Your instructions: Starting at the top of the listing, extract every line up to and including the one with "const chart = echarts.init(document.getElementById('chart'));". Pictures stay out of the copy.

---------- Collected data

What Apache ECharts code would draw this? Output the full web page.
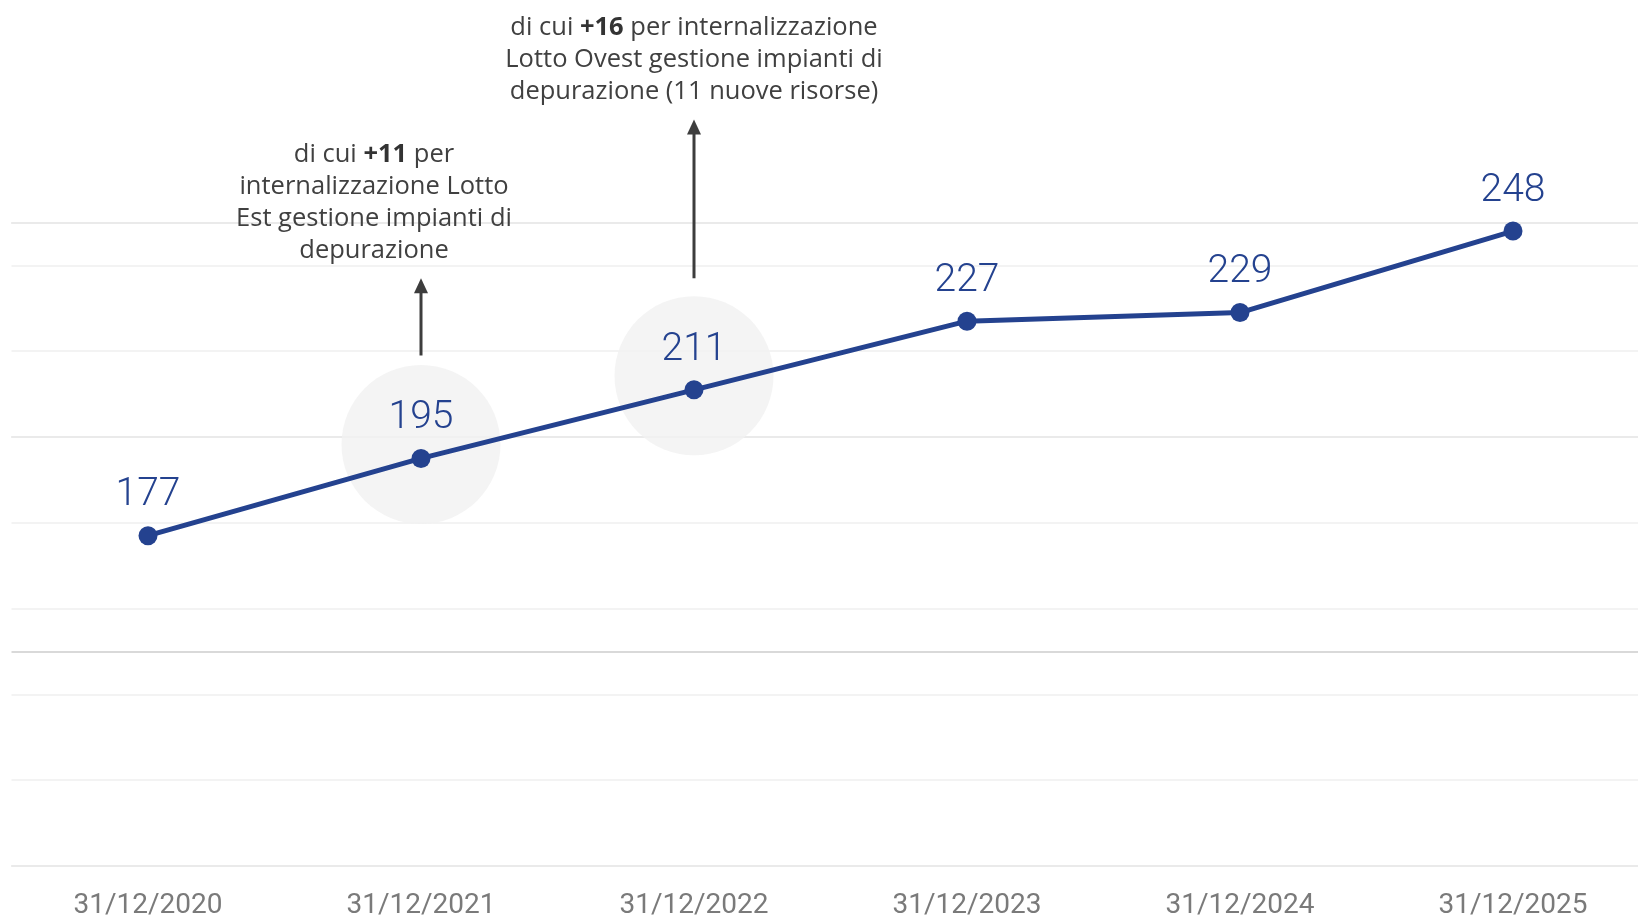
<!DOCTYPE html>
<html>
<head>
<meta charset="utf-8">
<script src="https://cdn.jsdelivr.net/npm/echarts@6/dist/echarts.min.js"></script>
<style>
  html, body { margin: 0; padding: 0; background: #fff; }
  #chart { width: 1638px; height: 919px; }
</style>
</head>
<body>
<div id="chart"></div>
<script>
const categories = ['31/12/2020', '31/12/2021', '31/12/2022', '31/12/2023', '31/12/2024', '31/12/2025'];
const headcount = [177, 195, 211, 227, 229, 248];
const highlighted = [1, 2];
const notes = [
    { idx: 1, from: 219, to: 237, dx: -47, lines: ['di cui {b|+11} per', 'internalizzazione Lotto', 'Est gestione impianti di', 'depurazione'] },
    { idx: 2, from: 237, to: 274, dx: 0, lines: ['di cui {b|+16} per internalizzazione', 'Lotto Ovest gestione impianti di', 'depurazione (11 nuove risorse)'] }
];

const blue = '#24428f';
const chart = echarts.init(document.getElementById('chart'));

chart.setOption({
    animation: false,
    grid: { left: 11.5, width: 1638, top: 222.5, bottom: 53, containLabel: false, outerBoundsMode: 'none' },
    xAxis: {
        type: 'category',
        data: categories,
        boundaryGap: true,
        axisLine: { show: false },
        axisTick: { show: false },
        axisLabel: { color: '#7a7a7a', fontSize: 28, fontFamily: 'Roboto', margin: 26 }
    },
    yAxis: [
        {
            type: 'value', min: 100, max: 250, interval: 50,
            axisLine: { show: false }, axisTick: { show: false }, axisLabel: { show: false },
            splitLine: { lineStyle: { color: '#d9d9d9', width: 2 } }
        },
        {
            type: 'value', min: 100, max: 250, interval: 20, position: 'left',
            axisLine: { show: false }, axisTick: { show: false }, axisLabel: { show: false },
            splitLine: { lineStyle: { color: '#efefef', width: 1.5 } }
        }
    ],
    series: [
        {
            type: 'scatter',
            data: headcount.map((v, i) => highlighted.includes(i) ? v : '-'),
            symbolSize: 159,
            symbolOffset: [0, -14],
            itemStyle: { color: '#f1f1f1' },
            silent: true,
            z: 1
        },
        {
            type: 'line',
            data: headcount,
            symbol: 'circle',
            symbolSize: 19,
            lineStyle: { color: blue, width: 5 },
            itemStyle: { color: blue },
            label: {
                show: true, position: 'top', distance: 11,
                color: blue, fontSize: 39, fontFamily: 'Roboto', fontWeight: 300
            },
            z: 3
        }
    ]
});

// arrows and notes, placed from data values through the axes
const graphics = [];
notes.forEach(function (n) {
    const a = chart.convertToPixel({ xAxisIndex: 0, yAxisIndex: 0 }, [n.idx, n.from]);
    const b = chart.convertToPixel({ xAxisIndex: 0, yAxisIndex: 0 }, [n.idx, n.to]);
    graphics.push({
        type: 'line',
        shape: { x1: a[0], y1: a[1], x2: b[0], y2: b[1] + 12 },
        style: { stroke: '#3d3d3d', lineWidth: 3 }
    });
    graphics.push({
        type: 'polygon',
        shape: { points: [[b[0], b[1]], [b[0] - 7, b[1] + 15], [b[0] + 7, b[1] + 15]] },
        style: { fill: '#3d3d3d' }
    });
    graphics.push({
        type: 'text',
        x: b[0] + n.dx,
        y: b[1] - 12,
        style: {
            text: n.lines.join('\n'),
            align: 'center',
            verticalAlign: 'bottom',
            fill: '#404040',
            fontSize: 25.5,
            fontFamily: 'Open Sans',
            lineHeight: 32,
            rich: {
                b: { fontWeight: 'bold', fontSize: 25.5, fontFamily: 'Open Sans', fill: '#333', lineHeight: 32 }
            }
        }
    });
});
chart.setOption({ graphic: graphics });
</script>
</body>
</html>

--------------------

Answer for this exercise:
What Apache ECharts code would draw this? Output the full web page.
<!DOCTYPE html>
<html>
<head>
<meta charset="utf-8">
<script src="https://cdn.jsdelivr.net/npm/echarts@6/dist/echarts.min.js"></script>
<style>
  html, body { margin: 0; padding: 0; background: #fff; }
  #chart { width: 1638px; height: 919px; }
</style>
</head>
<body>
<div id="chart"></div>
<script>
const categories = ['31/12/2020', '31/12/2021', '31/12/2022', '31/12/2023', '31/12/2024', '31/12/2025'];
const headcount = [177, 195, 211, 227, 229, 248];
const highlighted = [1, 2];
const notes = [
    { idx: 1, from: 219, to: 237, dx: -47, lines: ['di cui {b|+11} per', 'internalizzazione Lotto', 'Est gestione impianti di', 'depurazione'] },
    { idx: 2, from: 237, to: 274, dx: 0, lines: ['di cui {b|+16} per internalizzazione', 'Lotto Ovest gestione impianti di', 'depurazione (11 nuove risorse)'] }
];

const blue = '#24428f';
const chart = echarts.init(document.getElementById('chart'));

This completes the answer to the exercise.